Porque, claro, ¿qué son unos cuantos impuestos más si no obtenemos nada tangible a cambio?
Recapitulemos. Cada vez que vamos de compras, ahí está el IVA. Ah, el impuesto país, una joya para todos aquellos que deciden viajar al exterior. Y ni hablar del impuesto al cheque, ese amigo invisible que nos acompaña en cada transacción bancaria. No podemos olvidar el impuesto a los combustibles, que nos asegura que llenemos el tanque con la misma alegría con la que esperamos un país lleno de obras públicas y servicios de primera.
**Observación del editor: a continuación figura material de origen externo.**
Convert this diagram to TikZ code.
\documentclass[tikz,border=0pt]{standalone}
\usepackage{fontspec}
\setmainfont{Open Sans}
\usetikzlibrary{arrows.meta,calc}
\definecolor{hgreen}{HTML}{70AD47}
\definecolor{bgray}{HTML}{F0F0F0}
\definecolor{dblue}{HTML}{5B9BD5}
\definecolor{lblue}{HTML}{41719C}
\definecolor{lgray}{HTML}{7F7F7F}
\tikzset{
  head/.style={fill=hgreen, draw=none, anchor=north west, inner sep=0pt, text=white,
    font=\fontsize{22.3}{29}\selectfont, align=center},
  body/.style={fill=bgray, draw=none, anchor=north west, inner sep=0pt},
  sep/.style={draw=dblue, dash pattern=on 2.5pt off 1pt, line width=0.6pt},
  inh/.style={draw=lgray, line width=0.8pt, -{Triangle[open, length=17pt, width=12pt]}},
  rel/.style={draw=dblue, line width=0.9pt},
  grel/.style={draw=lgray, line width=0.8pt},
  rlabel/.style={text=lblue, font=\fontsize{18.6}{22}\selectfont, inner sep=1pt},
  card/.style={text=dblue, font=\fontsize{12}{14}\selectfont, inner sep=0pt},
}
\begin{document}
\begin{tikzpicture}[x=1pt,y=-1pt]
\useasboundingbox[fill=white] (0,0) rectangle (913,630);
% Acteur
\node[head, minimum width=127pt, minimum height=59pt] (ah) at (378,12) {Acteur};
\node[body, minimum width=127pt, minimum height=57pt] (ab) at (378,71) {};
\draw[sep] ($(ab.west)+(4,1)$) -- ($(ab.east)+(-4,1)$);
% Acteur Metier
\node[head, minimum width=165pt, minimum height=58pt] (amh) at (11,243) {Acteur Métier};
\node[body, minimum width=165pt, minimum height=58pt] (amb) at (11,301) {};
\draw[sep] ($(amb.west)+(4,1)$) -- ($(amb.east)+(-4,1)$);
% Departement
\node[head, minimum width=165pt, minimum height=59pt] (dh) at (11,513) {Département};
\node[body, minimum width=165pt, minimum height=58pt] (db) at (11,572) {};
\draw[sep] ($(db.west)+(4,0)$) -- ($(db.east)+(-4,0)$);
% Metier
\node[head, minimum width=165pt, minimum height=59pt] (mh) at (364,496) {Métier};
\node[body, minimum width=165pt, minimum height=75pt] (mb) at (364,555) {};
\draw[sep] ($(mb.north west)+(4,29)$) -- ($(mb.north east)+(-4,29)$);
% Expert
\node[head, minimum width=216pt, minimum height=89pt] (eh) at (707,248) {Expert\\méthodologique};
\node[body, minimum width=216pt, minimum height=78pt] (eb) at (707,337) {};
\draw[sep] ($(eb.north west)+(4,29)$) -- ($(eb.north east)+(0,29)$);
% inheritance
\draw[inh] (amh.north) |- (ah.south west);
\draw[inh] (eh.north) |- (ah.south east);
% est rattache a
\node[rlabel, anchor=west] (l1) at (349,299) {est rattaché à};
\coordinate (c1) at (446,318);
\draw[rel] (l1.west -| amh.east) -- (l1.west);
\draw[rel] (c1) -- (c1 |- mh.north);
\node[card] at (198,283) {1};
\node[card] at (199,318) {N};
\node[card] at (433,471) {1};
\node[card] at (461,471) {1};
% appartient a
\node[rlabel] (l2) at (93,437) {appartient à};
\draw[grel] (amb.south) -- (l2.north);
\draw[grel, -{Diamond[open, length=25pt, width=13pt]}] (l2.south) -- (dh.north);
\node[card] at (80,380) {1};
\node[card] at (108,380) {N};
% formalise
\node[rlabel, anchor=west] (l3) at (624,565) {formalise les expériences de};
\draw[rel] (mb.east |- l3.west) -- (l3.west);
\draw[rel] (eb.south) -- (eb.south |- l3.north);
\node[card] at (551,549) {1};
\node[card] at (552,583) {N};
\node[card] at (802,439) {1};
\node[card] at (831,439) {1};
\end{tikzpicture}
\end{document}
Y aquí estamos, sin faltar nunca a nuestra cita con el pago de impuestos, a pesar de la escasa evidencia de que esos fondos se transformen en beneficios reales. Porque, claro, ¿quién necesita ver calles pavimentadas, hospitales equipados, escuelas modernas, rutas seguras o policías eficientes cuando se puede vivir con la adrenalina de la espera eterna?
¿Para qué seguir pagando impuestos nacionales, si el gobierno nacional quiere privatizar a todas las empresas estatales nacionales?
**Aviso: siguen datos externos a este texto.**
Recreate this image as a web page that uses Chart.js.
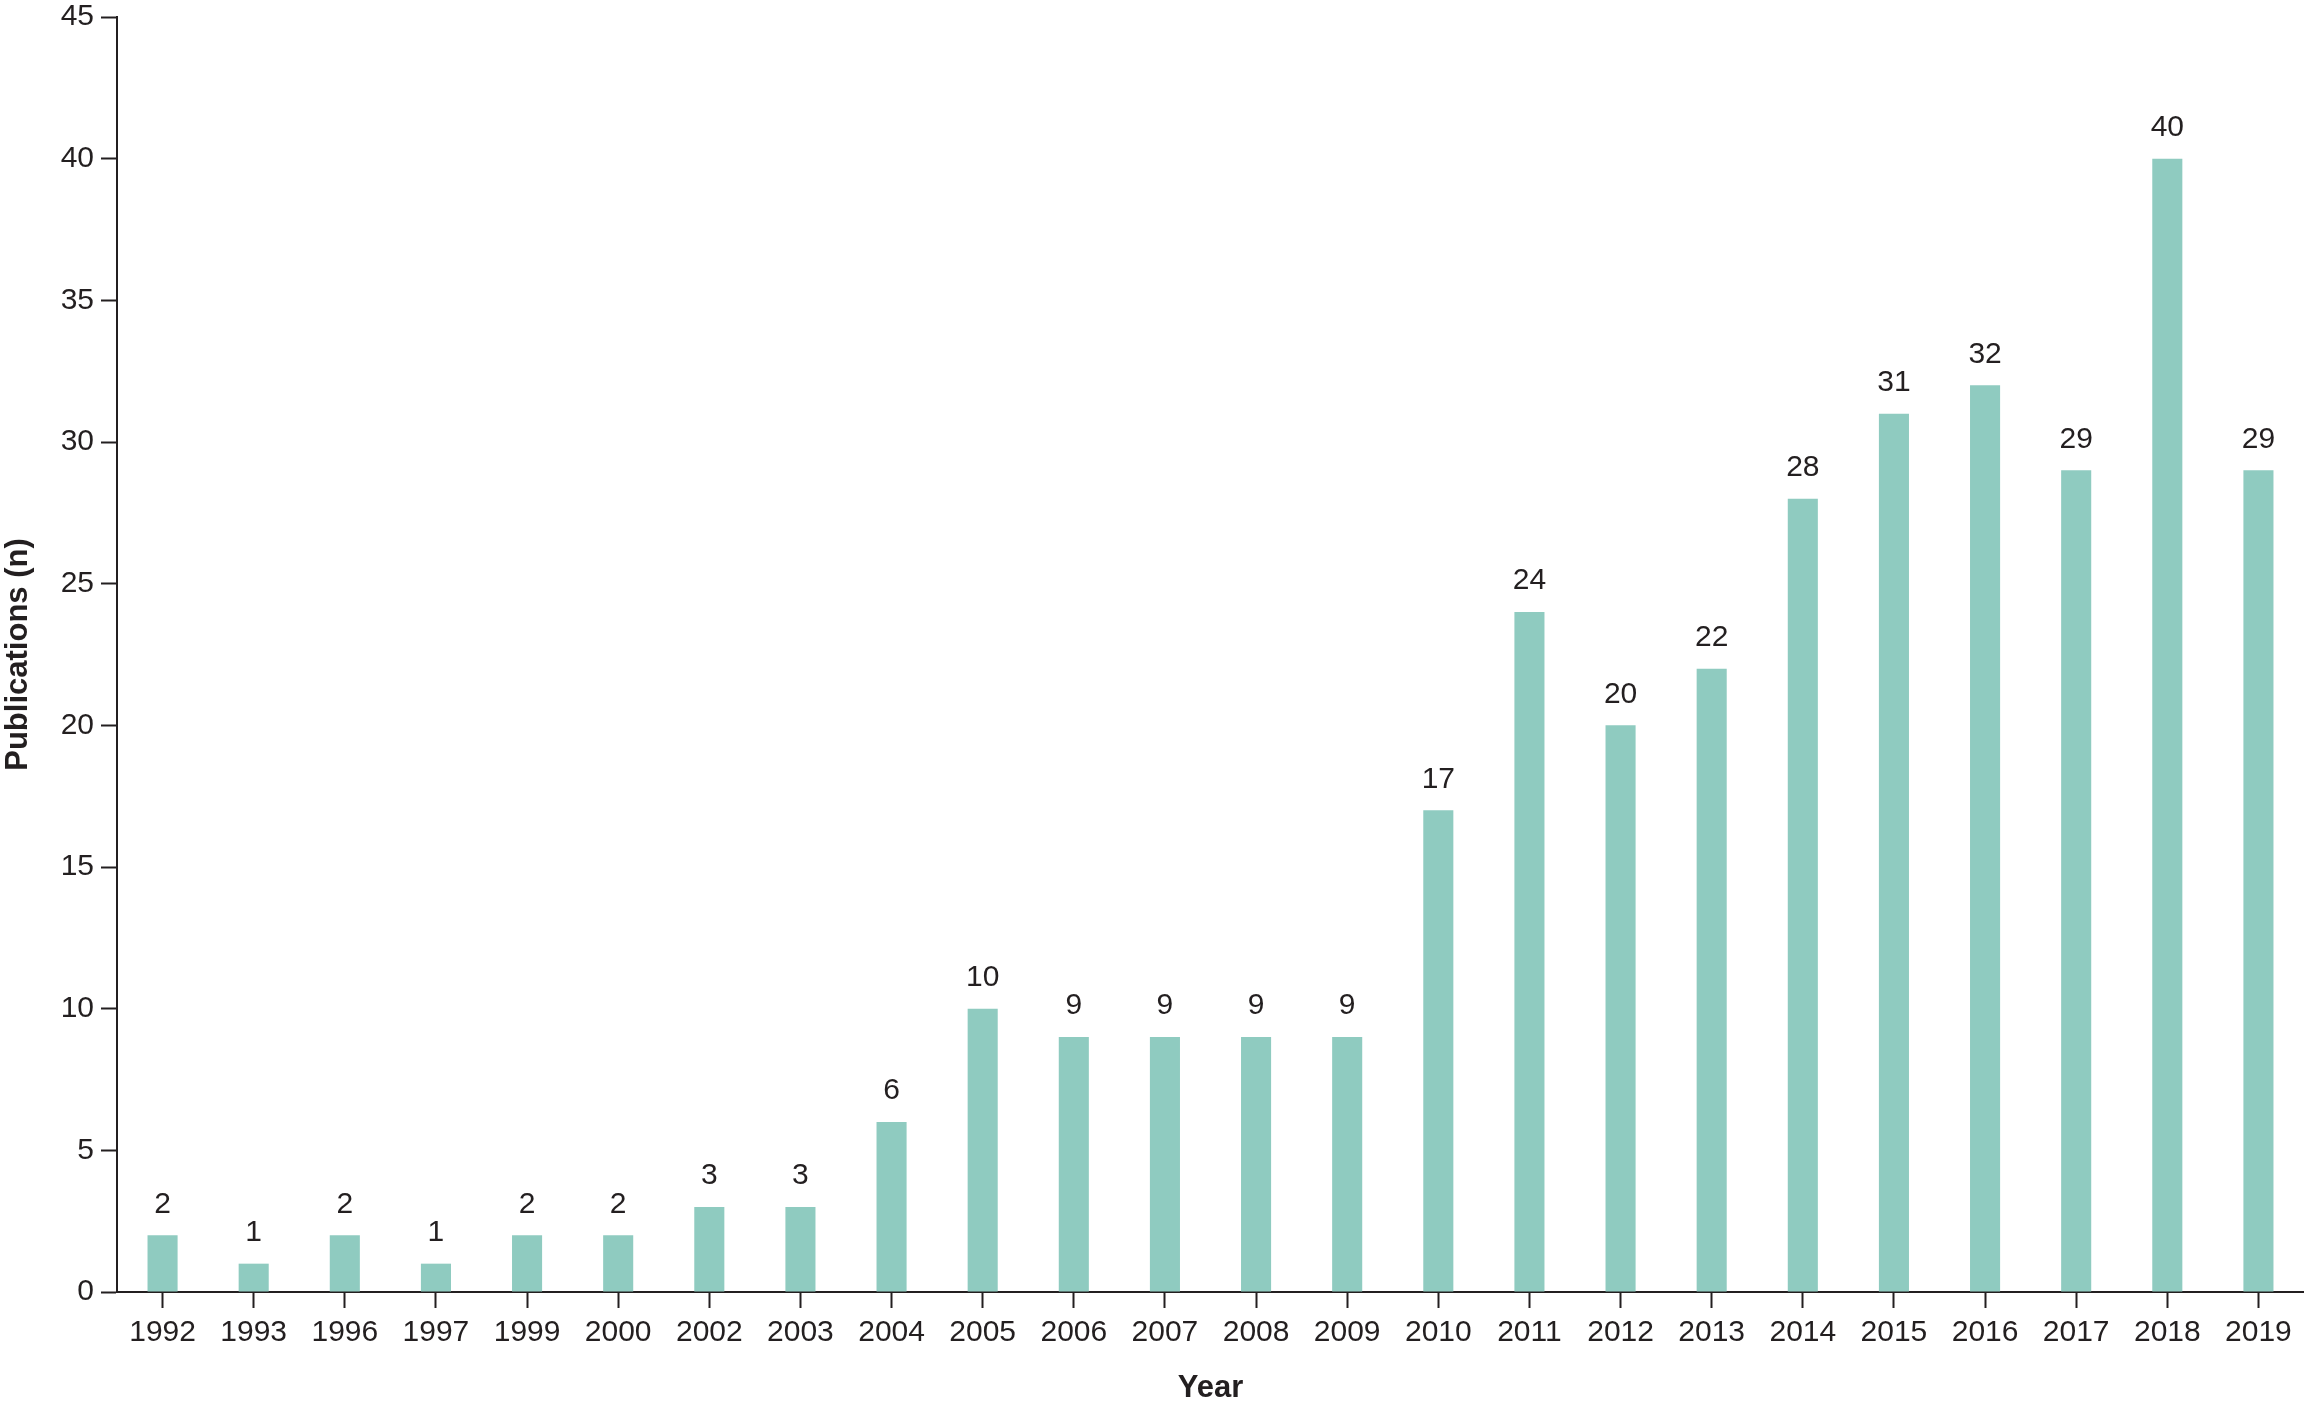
<!DOCTYPE html>
<html>
<head>
<meta charset="utf-8">
<script src="https://cdn.jsdelivr.net/npm/chart.js@4/dist/chart.umd.min.js"></script>
<style>
  html, body { margin: 0; padding: 0; background: #fff; }
  canvas { display: block; }
</style>
</head>
<body>
<canvas id="chart1" width="2304" height="1408"></canvas>
<script>
const years = ['1992', '1993', '1996', '1997', '1999', '2000', '2002', '2003', '2004', '2005',
  '2006', '2007', '2008', '2009', '2010', '2011', '2012', '2013', '2014', '2015',
  '2016', '2017', '2018', '2019'];
const publications = [2, 1, 2, 1, 2, 2, 3, 3, 6, 10, 9, 9, 9, 9, 17, 24, 20, 22, 28, 31, 32, 29, 40, 29];
const yTicks = [0, 5, 10, 15, 20, 25, 30, 35, 40, 45];

const ink = '#231f20';
Chart.defaults.font.family = "'Liberation Sans', Arial, Helvetica, sans-serif";
Chart.defaults.color = ink;

// value labels above each bar
const barLabels = {
  id: 'barLabels',
  afterDatasetsDraw(chart) {
    const ctx = chart.ctx;
    const meta = chart.getDatasetMeta(0);
    ctx.save();
    ctx.font = "30px 'Liberation Sans', Arial, sans-serif";
    ctx.fillStyle = ink;
    ctx.textAlign = 'center';
    ctx.textBaseline = 'middle';
    meta.data.forEach((bar, i) => {
      ctx.fillText(String(chart.data.datasets[0].data[i]), bar.x, bar.y - 31);
    });
    ctx.restore();
  }
};

const ctx1 = document.getElementById('chart1');
const pubChart = new Chart(ctx1, {
  type: 'bar',
  data: {
    labels: years,
    datasets: [{
      label: 'Publications',
      data: publications,
      backgroundColor: '#8fcbc0',
      borderWidth: 0,
      barPercentage: 0.33,
      categoryPercentage: 1
    }]
  },
  options: {
    responsive: false,
    animation: false,
    layout: { padding: 0 },
    plugins: {
      legend: { display: false },
      tooltip: { enabled: false }
    },
    scales: {
      x: {
        offset: true,
        afterFit: s => { s.height = 116; s.paddingLeft = 0; s.paddingRight = 0; },
        grid: {
          offset: false,
          drawOnChartArea: false,
          tickLength: 16,
          tickWidth: 2,
          tickColor: ink
        },
        border: { color: ink, width: 2 },
        ticks: { font: { size: 30 }, color: ink, padding: 7, maxRotation: 0, autoSkip: false },
        title: {
          display: true,
          text: 'Year',
          color: ink,
          font: { size: 31, weight: 'bold' },
          padding: { top: 0, bottom: 1 }
        }
      },
      y: {
        min: 0,
        max: 45,
        afterFit: s => { s.width = 117; s.paddingTop = 17; s.paddingBottom = 0; },
        afterBuildTicks: s => { s.ticks = yTicks.map(v => ({ value: v })); },
        grid: {
          drawOnChartArea: false,
          tickLength: 16,
          tickWidth: 2,
          tickColor: ink
        },
        border: { color: ink, width: 2 },
        ticks: { font: { size: 30 }, color: ink, padding: 7 },
        title: {
          display: true,
          text: 'Publications (n)',
          color: ink,
          font: { size: 31, weight: 'bold' },
          padding: { top: 0, bottom: 0 }
        }
      }
    }
  },
  plugins: [barLabels]
});
</script>
</body>
</html>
Pero, ¿qué tal si jugamos a la descentralización? Imaginemos por un segundo que las competencias de obras públicas, educación, salud y seguridad son provinciales. ¡Qué maravilla! Cada provincia pudiendo administrar sus recursos, cobrar sus impuestos y gestionar sus necesidades. Aunque, por supuesto, seguiríamos encantados de aportar al gobierno nacional, mientras soñamos con un futuro donde cada peso recaudado se materializa en beneficios visibles.
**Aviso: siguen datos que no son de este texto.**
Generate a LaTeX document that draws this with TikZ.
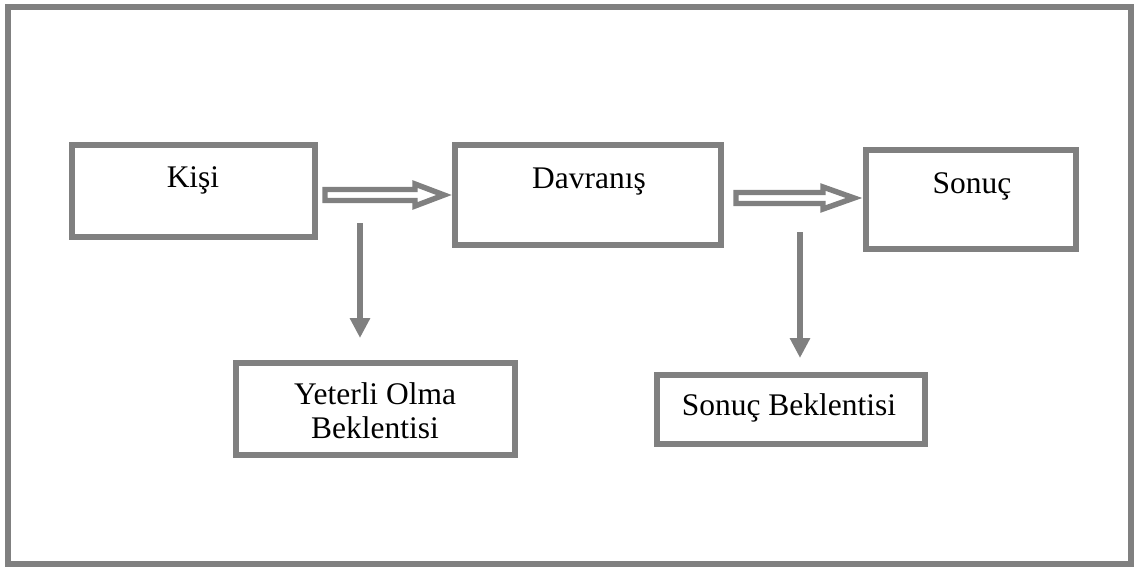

Más allá del sueño, la realidad irónica nos confunde.
Si no obtenemos obras o servicios nacionales, ¿por qué no ajustamos la carga impositiva nacional a esta realidad?
Es casi una traición a la lógica que sigamos pagando como si viviéramos en un país de servicios de ensueño, mientras la infraestructura y los servicios básicos son reliquias del pasado.
Propongo una reflexión colectiva: si la Nación no puede ofrecer lo que su voraz recaudación sugiere, tal vez sea momento de reconsiderar esta dinámica poco realista. Quizás una revalorización del contrato social, donde lo que se paga corresponde a lo que se recibe, no sea tan descabellada.
Mientras seguimos pagando impuestos con la esperanza de un mañana mejor, abrazamos la paradoja de una tributación con representación y prestaciones tangibles.
Así que sigamos felices, ligeramente optimistas, esperando esa transformación mágica donde cada impuesto pagado se convierta en una obra o servicio real. Mientras tanto, ¡quién necesita más que la satisfacción de pagar impuestos nacionales, a la par que las responsabilidades pasan a ser todas provinciales!